Clicking on the 7 key I was greeted with this sub menu that allows you to choose what you want to do with the re-programming possibilities. The menu is in three groups. The first covers single key swaps like 7 for the W, the Macro and mouse features I will show in a second. In the second grouping there is a ton of presets as the secondary list shows for the Office hot keys. The bottom group allows you to swap the profile you want to program, launch a program, reset the default key setting or even disable keys including the sleep, wake and power buttons.
When you select the Macro from the sub menu a window at the bottom pops up to let you have at endless possibilities of one keys functionality. You can record as you go, rewind to a mistake and correct it, add time delays if needed and test them all from this one little window.
Since the Macro assignments were so in depth it swapped me to look at the mouse programmability and I am sad to say all I found was right and left click or scroll wheel assignments. X and Y tracking would have been a cool feature to move around the desktop with the arrow keys or any keys really.

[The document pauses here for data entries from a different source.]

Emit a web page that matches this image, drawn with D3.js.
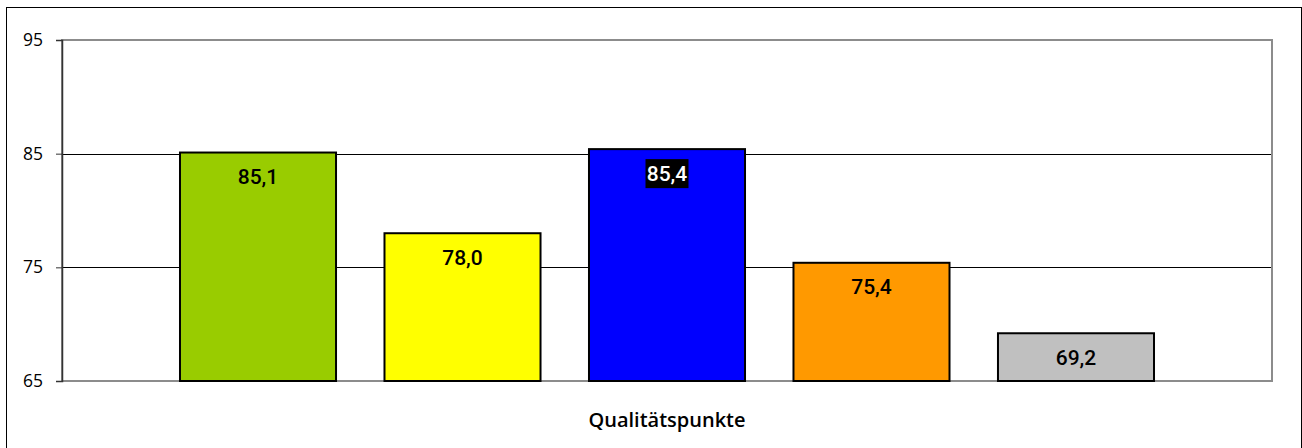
<!DOCTYPE html>
<html><head><meta charset="utf-8">
<script src="https://cdn.jsdelivr.net/npm/d3@7"></script>
<style>body{margin:0;background:#fff}svg{display:block}</style>
</head><body>
<svg id="c" width="1302" height="448"></svg>
<script>
const category = ["Qualitätspunkte"];
const series = ["S1","S2","S3","S4","S5"];
const values = [85.1, 78.0, 85.4, 75.4, 69.2];
const colors = ["#99CC00","#FFFF00","#0000FF","#FF9900","#C0C0C0"];
const yTicks = [65, 75, 85, 95];

const svg = d3.select("#c");
const L = 62, R = 1272, T = 40, B = 381;

svg.append("rect").attr("x",6.5).attr("y",7.5).attr("width",1295).attr("height",450)
  .attr("fill","#fff").attr("stroke","#000").attr("stroke-width",1);

const y = d3.scaleLinear().domain([65,95]).range([B,T]);
const x0 = d3.scaleBand().domain(category).range([L,R]).paddingInner(0).paddingOuter(0.0917);
const x1 = d3.scaleBand().domain(series).range([0,x0.bandwidth()]).paddingInner(0.237).paddingOuter(0.1185);

// gridlines
svg.append("g").selectAll("line").data(yTicks.slice(1,-1)).join("line")
  .attr("x1",L).attr("x2",R).attr("y1",d=>Math.round(y(d))+0.5).attr("y2",d=>Math.round(y(d))+0.5)
  .attr("stroke","#000").attr("stroke-width",1);

// plot border
svg.append("rect").attr("x",L).attr("y",T).attr("width",R-L).attr("height",B-T)
  .attr("fill","none").attr("stroke","#8c8c8c").attr("stroke-width",2);

// y axis
const ya = svg.append("g").attr("transform",`translate(${L},0)`)
  .call(d3.axisLeft(y).tickValues(yTicks).tickSize(6).tickPadding(13).tickFormat(d3.format("d")));
ya.select(".domain").attr("stroke","#333").attr("stroke-width",1.5);
ya.selectAll(".tick line").attr("stroke","#333");
ya.selectAll("text").attr("font-family","'Open Sans', sans-serif").attr("font-size",17.5).attr("fill","#000");

// bars
const g = svg.append("g").attr("transform",`translate(${x0(category[0])},0)`);
g.selectAll("rect").data(values).join("rect")
  .attr("x",(d,i)=>x1(series[i])).attr("width",x1.bandwidth())
  .attr("y",d=>y(d)).attr("height",d=>B-y(d))
  .attr("fill",(d,i)=>colors[i]).attr("stroke","#000").attr("stroke-width",2);

// labels
const fmt = d => d3.format(".1f")(d).replace(".",",");
values.forEach((d,i)=>{
  const cx = x1(series[i]) + x1.bandwidth()/2;
  const ty = y(d) + 31.5;
  if (i===2){
    g.append("rect").attr("x",cx-21.5).attr("y",y(d)+10).attr("width",43).attr("height",29).attr("fill","#000");
  }
  g.append("text").attr("x",cx).attr("y",ty).attr("text-anchor","middle")
    .attr("font-family","Roboto, sans-serif").attr("font-weight",500).attr("font-size",21)
    .attr("fill", i===2 ? "#fff" : "#000").text(fmt(d));
});

// x category label
svg.append("text").attr("x",x0(category[0])+x0.bandwidth()/2).attr("y",427).attr("text-anchor","middle")
  .attr("font-family","'Open Sans', sans-serif").attr("font-weight",600).attr("font-size",20).attr("fill","#000").text(category[0]);
</script>
</body></html>
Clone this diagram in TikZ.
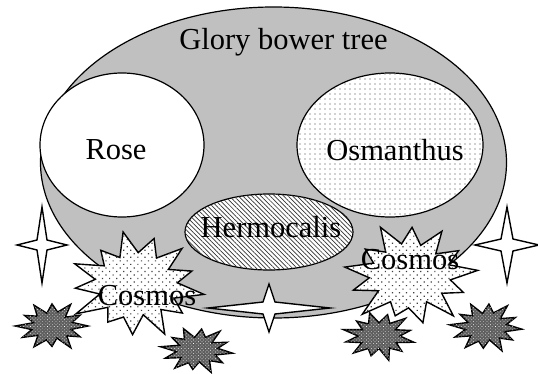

I had to mention the fact that I use mechanical keyboards by choice in here, because it does leave me somewhat biased and knowing what I know now, I typically wouldn't shop for a keyboard with rubber dome switches on it. The biggest reason is that most keyboards that offer anything close to what the Skiller delivers in functionality of the keys by default cost too near mechanical keyboard pricing not to just take the 20 to 30 dollar leap in the realm of some of the lower priced mechanical offerings. That trend stops with the Skiller though; you get everything I just showed you for right around $25. No matter how you convert that monetary figure, the Skiller is bar none the most economic solution I have seen.
To get the default 127 key functionality makes this a good solution for 14.99 Euros for everything from an OEM replacement option all the way up to everyday users that like to game more than they read Facebook or tend to e-mails. There is no denying that. Even if I picked it apart a bit about the color of the LED under the stylized S or that the internal packaging was a bit lacking as far as securing the product, those things can easily be overlooked. Especially once you consider the remapping and levels upon levels of depth over ten profiles, I am pretty sure you can forget all of the things you can make this keyboard do not to mention that each keys has so many possibilities, that all of their presets can be assigned and still leaves you many keys left for Marco assignments. I have seen $80 offerings with software similar, but nowhere as endless as the Skiller offers.
The extras like the rubber keys for gaming and the key puller not only take the Skiller over the top for me, but the puller alone will make maintaining the cleanliness of the board so much easier than trying to disassemble it to shake out or vacuum out the dirt and debris. It is really too bad that a lot of Sharkoon's products, including this one for now is not available in the US. I am hoping this is something that changes soon, because if the Skiller comes to the States, I can see this as the "go-to board" of choice for anyone looking for an impressive and very economical solution to keyboards. For those of you lucky enough to have access to the Sharkoon Skiller, I dare you to find me a board with this level of standard features, style, programmability and be even within $10 of the Skiller.
I really think you are going to be offering me OEM or generic 107 key boards and the Skiller has even the higher dollar, aftermarket offerings, quaking in their boots with a release like this, so it will blow the regular offerings out of the water. I really do recommend if you need a keyboard on the cheap and won't settle for the basics, the Skiller definitely deserves your attention amongst any other rubber dome switch based keyboard.